───── Source data ─────

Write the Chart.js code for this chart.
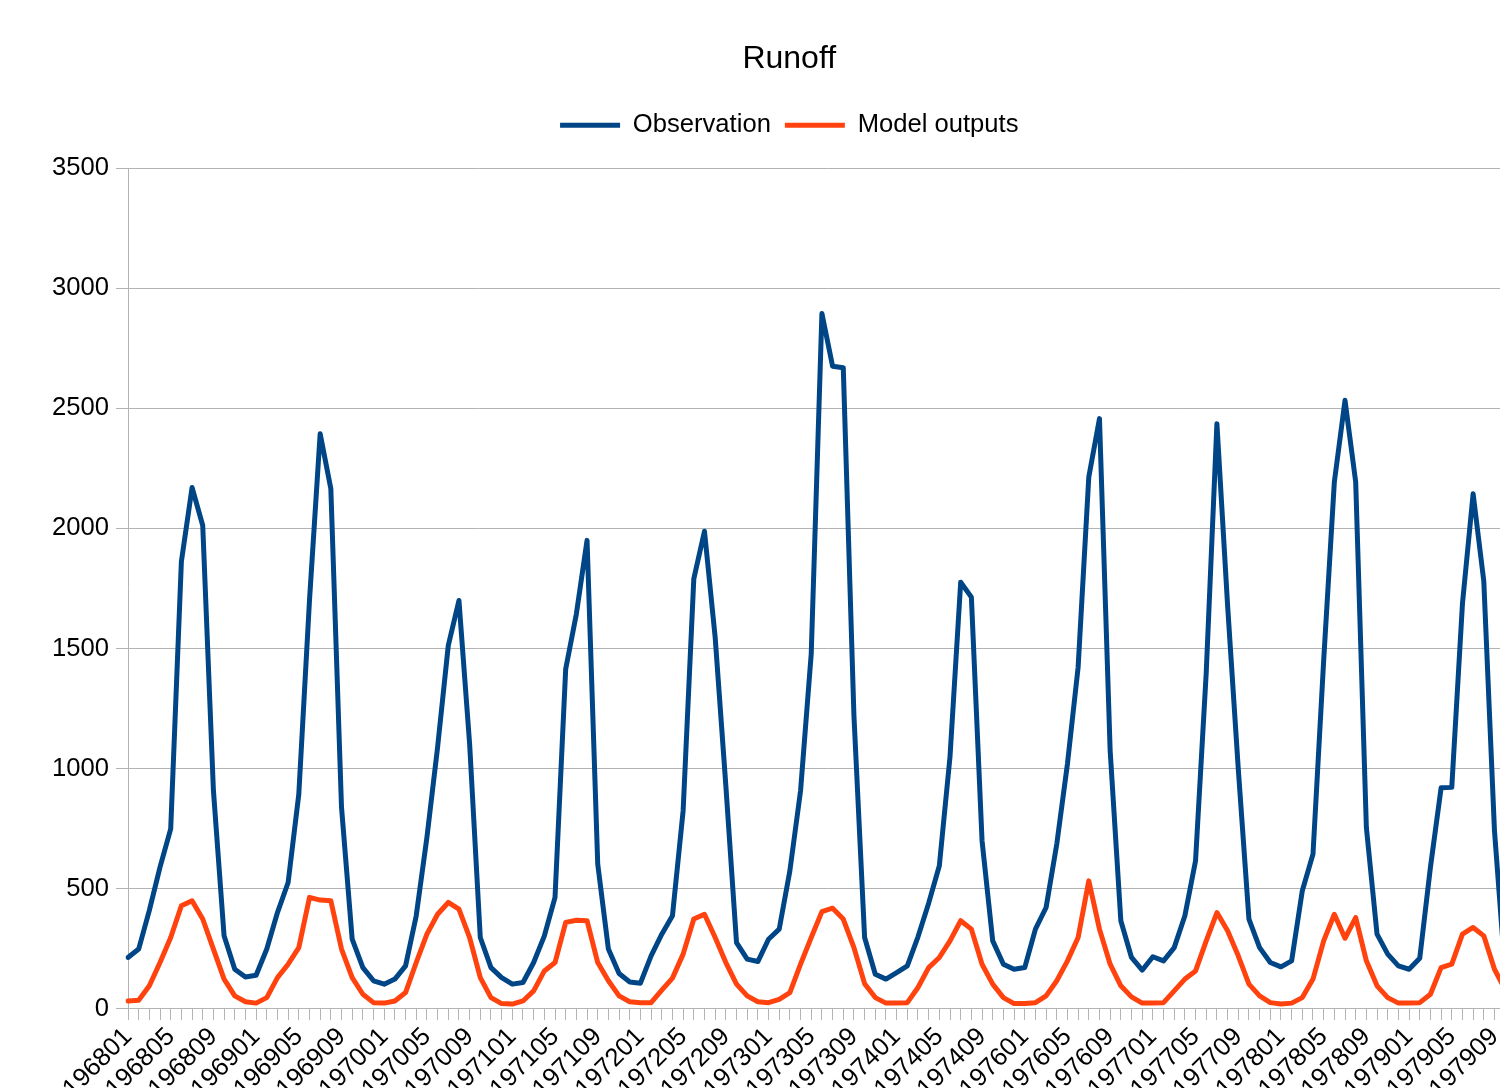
<!DOCTYPE html>
<html>
<head>
<meta charset="utf-8">
<script src="https://cdn.jsdelivr.net/npm/chart.js@4/dist/chart.umd.min.js"></script>
<style>
  html, body { margin: 0; padding: 0; background: #ffffff; overflow: hidden; }
  #clip { width: 1500px; height: 1088px; overflow: hidden; position: relative; }
  #c { position: absolute; left: 0; top: 0; }
</style>
</head>
<body>
<div id="clip"><canvas id="c" width="1600" height="1106" style="width:1600px;height:1106px"></canvas></div>
<script>
const years = ['1968','1969','1970','1971','1972','1973','1974','1976','1977','1978','1979'];
const months = ['01','02','03','04','05','06','07','08','09','10','11','12'];
const categories = [];
years.forEach(y => months.forEach(m => categories.push(y + m)));

// 197911 and 197912 lie outside the visible picture: left empty (null).
const observation = [
  214, 249, 410, 590, 749, 1862, 2170, 2012, 910, 304, 165, 133,
  140, 249, 401, 526, 894, 1700, 2394, 2165, 839, 290, 172, 117,
  103, 124, 179, 388, 714, 1089, 1512, 1700, 1103, 297, 172, 130,
  103, 110, 193, 304, 464, 1415, 1644, 1950, 603, 249, 147, 112,
  107, 221, 311, 388, 825, 1790, 1988, 1547, 930, 276, 207, 197,
  290, 332, 575, 908, 1478, 2894, 2675, 2669, 1220, 297, 144, 124,
  151, 179, 300, 440, 596, 1050, 1776, 1714, 700, 283, 186, 165,
  172, 332, 422, 686, 1020, 1422, 2214, 2457, 1075, 367, 214, 161,
  217, 200, 255, 388, 617, 1400, 2436, 1680, 1000, 374, 255, 193,
  175, 200, 492, 644, 1450, 2193, 2533, 2193, 755, 311, 228, 179,
  165, 211, 589, 920, 922, 1686, 2144, 1780, 742, 150, null, null
];

const modelOutputs = [
  33, 36, 96, 193, 297, 429, 450, 374, 249, 124, 54, 30,
  24, 47, 130, 186, 255, 464, 453, 450, 249, 130, 61, 26,
  24, 33, 68, 193, 311, 394, 443, 415, 297, 130, 47, 22,
  20, 33, 75, 158, 193, 360, 369, 367, 193, 117, 54, 30,
  26, 26, 78, 128, 228, 374, 394, 297, 193, 103, 54, 30,
  26, 40, 68, 186, 297, 405, 419, 374, 255, 105, 47, 24,
  24, 26, 89, 172, 214, 283, 367, 332, 186, 103, 47, 22,
  22, 26, 54, 117, 200, 297, 533, 332, 186, 96, 50, 24,
  24, 26, 75, 124, 158, 283, 401, 325, 221, 103, 54, 26,
  20, 24, 47, 124, 283, 394, 294, 380, 200, 96, 47, 24,
  24, 26, 61, 172, 186, 311, 339, 304, 165, 80, null, null
];

const yTicks = [0, 500, 1000, 1500, 2000, 2500, 3000, 3500];
const seriesNames = ['Observation', 'Model outputs'];
const seriesColors = ['#004586', '#ff420e'];

const FONT = '"Liberation Sans", Arial, sans-serif';
const GRID = '#b3b3b3';

const legendSpacer = {
  id: 'legendSpacer',
  beforeInit(chart) {
    const origFit = chart.legend.fit;
    chart.legend.fit = function () {
      origFit.call(this);
      this.height += 20;
    };
  }
};

new Chart(document.getElementById('c'), {
  type: 'line',
  data: {
    labels: categories,
    datasets: [
      {
        label: seriesNames[0],
        data: observation,
        borderColor: seriesColors[0],
        backgroundColor: seriesColors[0],
        borderWidth: 5,
        pointRadius: 0,
        tension: 0,
        borderJoinStyle: 'round',
        borderCapStyle: 'round',
        fill: false
      },
      {
        label: seriesNames[1],
        data: modelOutputs,
        borderColor: seriesColors[1],
        backgroundColor: seriesColors[1],
        borderWidth: 5,
        pointRadius: 0,
        tension: 0,
        borderJoinStyle: 'round',
        borderCapStyle: 'round',
        fill: false
      }
    ]
  },
  options: {
    responsive: false,
    animation: false,
    devicePixelRatio: 1,
    layout: { padding: { left: 52, right: 73.5, top: 0, bottom: 0 } },
    plugins: {
      tooltip: { enabled: false },
      title: {
        display: true,
        text: 'Runoff',
        color: '#000000',
        font: { family: FONT, size: 32, weight: 'normal', lineHeight: 1.2 },
        padding: { top: 40, bottom: 20 }
      },
      legend: {
        display: true,
        position: 'top',
        labels: {
          color: '#000000',
          font: { family: FONT, size: 25.6 },
          boxWidth: 60,
          boxHeight: 5,
          padding: 14,
          generateLabels(chart) {
            return Chart.defaults.plugins.legend.labels.generateLabels(chart)
              .map(l => Object.assign({}, l, { lineWidth: 0 }));
          }
        }
      }
    },
    scales: {
      x: {
        type: 'category',
        offset: false,
        grid: {
          display: true,
          drawOnChartArea: false,
          drawTicks: true,
          tickLength: 11,
          color: GRID,
          lineWidth: 1
        },
        border: { display: true, color: GRID, width: 1 },
        ticks: {
          autoSkip: false,
          maxRotation: 45,
          minRotation: 45,
          padding: 2,
          color: '#000000',
          font: { family: FONT, size: 25.6 },
          callback: function (value, index) {
            return index % 4 === 0 ? categories[index] : '';
          }
        }
      },
      y: {
        min: yTicks[0],
        max: yTicks[yTicks.length - 1],
        afterBuildTicks(axis) {
          axis.ticks = yTicks.map(v => ({ value: v }));
        },
        afterFit(axis) {
          axis.width = 76;
        },
        grid: {
          display: true,
          drawOnChartArea: true,
          drawTicks: true,
          tickLength: 12,
          color: GRID,
          lineWidth: 1
        },
        border: { display: true, color: GRID, width: 1 },
        ticks: {
          padding: 7,
          color: '#000000',
          font: { family: FONT, size: 25.6 },
          callback: function (value) {
            return String(value);
          }
        }
      }
    }
  },
  plugins: [legendSpacer]
});
</script>
</body>
</html>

─────

Short task: Reproduce the material above in full and without alteration, but skip all pictures.

Response to this task:
Write the Chart.js code for this chart.
<!DOCTYPE html>
<html>
<head>
<meta charset="utf-8">
<script src="https://cdn.jsdelivr.net/npm/chart.js@4/dist/chart.umd.min.js"></script>
<style>
  html, body { margin: 0; padding: 0; background: #ffffff; overflow: hidden; }
  #clip { width: 1500px; height: 1088px; overflow: hidden; position: relative; }
  #c { position: absolute; left: 0; top: 0; }
</style>
</head>
<body>
<div id="clip"><canvas id="c" width="1600" height="1106" style="width:1600px;height:1106px"></canvas></div>
<script>
const years = ['1968','1969','1970','1971','1972','1973','1974','1976','1977','1978','1979'];
const months = ['01','02','03','04','05','06','07','08','09','10','11','12'];
const categories = [];
years.forEach(y => months.forEach(m => categories.push(y + m)));

// 197911 and 197912 lie outside the visible picture: left empty (null).
const observation = [
  214, 249, 410, 590, 749, 1862, 2170, 2012, 910, 304, 165, 133,
  140, 249, 401, 526, 894, 1700, 2394, 2165, 839, 290, 172, 117,
  103, 124, 179, 388, 714, 1089, 1512, 1700, 1103, 297, 172, 130,
  103, 110, 193, 304, 464, 1415, 1644, 1950, 603, 249, 147, 112,
  107, 221, 311, 388, 825, 1790, 1988, 1547, 930, 276, 207, 197,
  290, 332, 575, 908, 1478, 2894, 2675, 2669, 1220, 297, 144, 124,
  151, 179, 300, 440, 596, 1050, 1776, 1714, 700, 283, 186, 165,
  172, 332, 422, 686, 1020, 1422, 2214, 2457, 1075, 367, 214, 161,
  217, 200, 255, 388, 617, 1400, 2436, 1680, 1000, 374, 255, 193,
  175, 200, 492, 644, 1450, 2193, 2533, 2193, 755, 311, 228, 179,
  165, 211, 589, 920, 922, 1686, 2144, 1780, 742, 150, null, null
];

const modelOutputs = [
  33, 36, 96, 193, 297, 429, 450, 374, 249, 124, 54, 30,
  24, 47, 130, 186, 255, 464, 453, 450, 249, 130, 61, 26,
  24, 33, 68, 193, 311, 394, 443, 415, 297, 130, 47, 22,
  20, 33, 75, 158, 193, 360, 369, 367, 193, 117, 54, 30,
  26, 26, 78, 128, 228, 374, 394, 297, 193, 103, 54, 30,
  26, 40, 68, 186, 297, 405, 419, 374, 255, 105, 47, 24,
  24, 26, 89, 172, 214, 283, 367, 332, 186, 103, 47, 22,
  22, 26, 54, 117, 200, 297, 533, 332, 186, 96, 50, 24,
  24, 26, 75, 124, 158, 283, 401, 325, 221, 103, 54, 26,
  20, 24, 47, 124, 283, 394, 294, 380, 200, 96, 47, 24,
  24, 26, 61, 172, 186, 311, 339, 304, 165, 80, null, null
];

const yTicks = [0, 500, 1000, 1500, 2000, 2500, 3000, 3500];
const seriesNames = ['Observation', 'Model outputs'];
const seriesColors = ['#004586', '#ff420e'];

const FONT = '"Liberation Sans", Arial, sans-serif';
const GRID = '#b3b3b3';

const legendSpacer = {
  id: 'legendSpacer',
  beforeInit(chart) {
    const origFit = chart.legend.fit;
    chart.legend.fit = function () {
      origFit.call(this);
      this.height += 20;
    };
  }
};

new Chart(document.getElementById('c'), {
  type: 'line',
  data: {
    labels: categories,
    datasets: [
      {
        label: seriesNames[0],
        data: observation,
        borderColor: seriesColors[0],
        backgroundColor: seriesColors[0],
        borderWidth: 5,
        pointRadius: 0,
        tension: 0,
        borderJoinStyle: 'round',
        borderCapStyle: 'round',
        fill: false
      },
      {
        label: seriesNames[1],
        data: modelOutputs,
        borderColor: seriesColors[1],
        backgroundColor: seriesColors[1],
        borderWidth: 5,
        pointRadius: 0,
        tension: 0,
        borderJoinStyle: 'round',
        borderCapStyle: 'round',
        fill: false
      }
    ]
  },
  options: {
    responsive: false,
    animation: false,
    devicePixelRatio: 1,
    layout: { padding: { left: 52, right: 73.5, top: 0, bottom: 0 } },
    plugins: {
      tooltip: { enabled: false },
      title: {
        display: true,
        text: 'Runoff',
        color: '#000000',
        font: { family: FONT, size: 32, weight: 'normal', lineHeight: 1.2 },
        padding: { top: 40, bottom: 20 }
      },
      legend: {
        display: true,
        position: 'top',
        labels: {
          color: '#000000',
          font: { family: FONT, size: 25.6 },
          boxWidth: 60,
          boxHeight: 5,
          padding: 14,
          generateLabels(chart) {
            return Chart.defaults.plugins.legend.labels.generateLabels(chart)
              .map(l => Object.assign({}, l, { lineWidth: 0 }));
          }
        }
      }
    },
    scales: {
      x: {
        type: 'category',
        offset: false,
        grid: {
          display: true,
          drawOnChartArea: false,
          drawTicks: true,
          tickLength: 11,
          color: GRID,
          lineWidth: 1
        },
        border: { display: true, color: GRID, width: 1 },
        ticks: {
          autoSkip: false,
          maxRotation: 45,
          minRotation: 45,
          padding: 2,
          color: '#000000',
          font: { family: FONT, size: 25.6 },
          callback: function (value, index) {
            return index % 4 === 0 ? categories[index] : '';
          }
        }
      },
      y: {
        min: yTicks[0],
        max: yTicks[yTicks.length - 1],
        afterBuildTicks(axis) {
          axis.ticks = yTicks.map(v => ({ value: v }));
        },
        afterFit(axis) {
          axis.width = 76;
        },
        grid: {
          display: true,
          drawOnChartArea: true,
          drawTicks: true,
          tickLength: 12,
          color: GRID,
          lineWidth: 1
        },
        border: { display: true, color: GRID, width: 1 },
        ticks: {
          padding: 7,
          color: '#000000',
          font: { family: FONT, size: 25.6 },
          callback: function (value) {
            return String(value);
          }
        }
      }
    }
  },
  plugins: [legendSpacer]
});
</script>
</body>
</html>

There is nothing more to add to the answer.